We started walking on the bridge over the Bath River with beautiful similar structured buildings on both sides. We could see the cricket tournament was going on at Bath cricket club. Anyway, we reached the center of the Bath City, in front the Bath Abbey. What a view!! What a magnificent structure! With two enormous tall spire on the both sides and numerous small spires, the building was standing tall with its full glory, showing the modern world, that how could they think about architecture and art together. How could they create such building with so many minute details from top to bottom? The stained glass windows at the front of the hall added extra glory to the building.

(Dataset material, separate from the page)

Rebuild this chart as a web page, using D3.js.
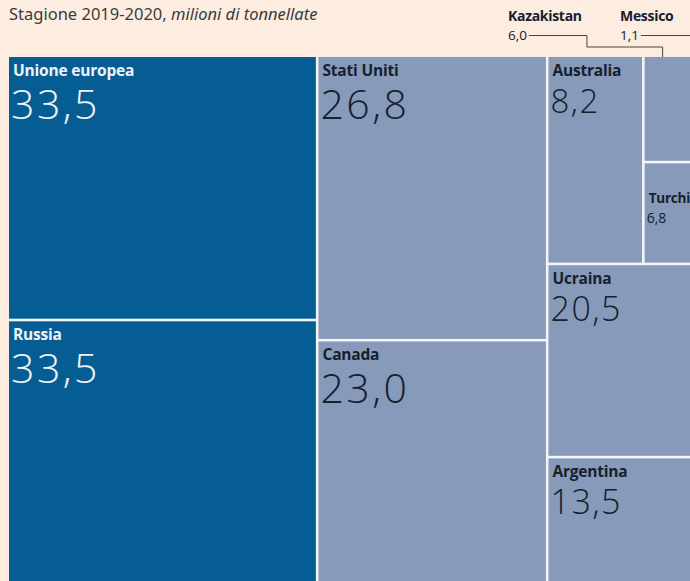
<!DOCTYPE html>
<html><head><meta charset="utf-8">
<script src="https://cdn.jsdelivr.net/npm/d3@7"></script>
<style>
html,body{margin:0;padding:0;background:#fcede0;overflow:hidden}
svg{display:block}
</style></head><body>
<svg id="chart" width="690" height="581"></svg>
<script>
// ---- data ----
const countries = ["Unione europea","Russia","Stati Uniti","Canada","Australia","Kazakistan","Messico","Turchia","Ucraina","Argentina"];
const production = [33.5,33.5,26.8,23.0,8.2,6.0,1.1,6.8,20.5,13.5];
const bigProducers = ["Unione europea","Russia"];
const externalLabels = ["Kazakistan","Messico"];
// grouping of the tiles (columns, then nested blocks)
const layoutGroups = [
  ["Unione europea","Russia"],
  ["Stati Uniti","Canada"],
  [["Australia",[["Kazakistan","Messico"],"Turchia"]],"Ucraina","Argentina"]
];
const titleMain = "Stagione 2019-2020,";
const titleUnit = " milioni di tonnellate";

// ---- build ----
const valueOf = new Map(countries.map((c,i)=>[c,production[i]]));
function build(n){ return Array.isArray(n) ? {children:n.map(build)} : {name:n, value:valueOf.get(n)}; }
const root = d3.hierarchy(build(layoutGroups)).sum(d=>d.value||0);

const W = 796, H = 526, X0 = 9, Y0 = 57;
d3.treemap().tile(d3.treemapSliceDice).size([W,H]).paddingInner(2.6).round(false)(root);

const it = d3.formatLocale({decimal:",",thousands:".",grouping:[3],currency:["","€"]});
const fmt = it.format(".1f");

const LBL = "'Open Sans', sans-serif";
const NUM = "'Open Sans', sans-serif";

const svg = d3.select("#chart");
// title
const t = svg.append("text").attr("x",9).attr("y",20)
  .attr("font-family","'Noto Sans', 'Open Sans', sans-serif").attr("font-size",16.5).attr("fill","#3b3b3b");
t.append("tspan").text(titleMain);
t.append("tspan").attr("font-style","italic").text(titleUnit);

const g = svg.append("g").attr("transform",`translate(${X0},${Y0})`);
g.append("rect").attr("width",W).attr("height",H).attr("fill","#f3f5f8");

const leaves = root.leaves();
const isBig = d=>bigProducers.includes(d.data.name);
const valueSize = d3.scaleThreshold().domain([8,13,23]).range([14,33,34,41]);
const labelSize = d3.scaleThreshold().domain([8]).range([13.5,15.5]);

const cell = g.selectAll("g.cell").data(leaves).join("g").attr("class","cell")
  .attr("transform",d=>`translate(${d.x0},${d.y0})`);
cell.append("rect").attr("width",d=>d.x1-d.x0).attr("height",d=>d.y1-d.y0)
  .attr("fill",d=>isBig(d)?"#065d94":"#879ab9");

const inner = cell.filter(d=>!externalLabels.includes(d.data.name));
inner.append("text").attr("x",4).attr("y",d=>d.value<8?40:19)
  .attr("font-family",LBL).attr("font-weight",700)
  .attr("font-size",d=>labelSize(d.value)).attr("letter-spacing",-0.2)
  .attr("fill",d=>isBig(d)?"#eef3f8":"#16202e").text(d=>d.data.name);
inner.append("text").attr("x",2).attr("y",d=>d.value<8?60:(d.value<23?56:62))
  .attr("font-family",NUM).attr("font-weight",d=>d.value<8?400:300)
  .attr("font-size",d=>valueSize(d.value))
  .attr("letter-spacing",d=>d.value<8?0:(d.value<23?1.5:2.5))
  .attr("fill",d=>isBig(d)?"#eef3f8":"#16202e").text(d=>fmt(d.value));

// external labels with leader lines
const annX = {"Kazakistan":508,"Messico":620};
const ext = leaves.filter(d=>externalLabels.includes(d.data.name));
const ann = svg.append("g");
ext.forEach(d=>{
  const lx = annX[d.data.name];
  ann.append("text").attr("x",lx).attr("y",21).attr("font-family",LBL)
    .attr("font-weight",700).attr("font-size",14).attr("letter-spacing",-0.3).attr("fill","#16202e").text(d.data.name);
  const vt = ann.append("text").attr("x",lx).attr("y",40).attr("font-family",NUM)
    .attr("font-size",13.5).attr("fill","#16202e").text(fmt(d.value));
  const tw = vt.node().getComputedTextLength();
  const sx = lx + tw + 2, ly = 35.5;
  const tx = X0 + d.x0 + Math.min(18,(d.x1-d.x0)/2);
  const path = d.data.name==="Kazakistan"
    ? `M${sx},${ly}H${sx+58}V${47}H${tx}V${Y0}`
    : `M${sx},${ly}H${tx}V${Y0}`;
  ann.append("path").attr("d",path).attr("fill","none").attr("stroke","#333").attr("stroke-width",0.9);
});
</script>
</body></html>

|The structure of Bath might be like this|
Then we entered the Historic site of 4th Century A.D. Roman Bath, which was a well preserved site of Roman Public bathing. The actual Roman bath was exactly one level below the modern City of Bath. It was one of gem of the Roman civilization in Britain. The bath system was a detailed grand activity to the Romans. So, after invading , and capturing southwest part of Britain they created the bath , because of hot spring. To them bath was worship. They used different kind of oil for their bath. The bath was dedicated to Auqa Salis who was connected to Minarva, Roman goddess of wisdom.
|The main pool|
First we entered at the main hot spring of the Roman Bath. It was huge pool compared to that era, with many of the statues of god and goddess surround the pool. There were several pools , they were used for different reason. The Romans believed in different healing properties of different bath. Anyway, we visited seven or eight pools inside the site. In one pool I saw stack of ancient bricks. Out of curiosity I read the board beside it,and found out that brick stacks were made to create a hollow space in the bottom the pool, where charcoal were burned to heat up the pool. Like this many history were scattered inside the site. We saw even the bust the goddess Minarva made at that time. We didn’t have much time in our hand to see each and every site. Though, I visited , but I couldn’t remember all of the pools’ purpose. But in Roman culture those baths were used as a part of socialization, what I think. May be I’m wrong, after all, I’m not a Historian. I love to read history. After coming home I tried to dig out history about the Roman Bath. It is huge, it will take time to read and understand about it. Still I read little bit in Internet.
But one questions always comes into mind, when Romans left England, what happened to the Bath? How it went one story below the modern city? How it went underground? How did it perish? Due to any war? I don’t know. If anyone know about it , please tell me. I just want to know the history .Was it demolished or it just ruined with time due to lack of care? What happened to it? How it lost its ancient glory.
|The few of remains which were found during excavation|
I couldn’t find out my answer. But it was time to back. So we came out from the Bath complex to see the modern city. We roamed by the side of Bath River, then we headed toward Reading.
After reaching Reading we saw the 900 years old ruin of the Abbey of Henry I. As it would be open in 2018, we couldn’t see it properly standing in the month of July of 2016.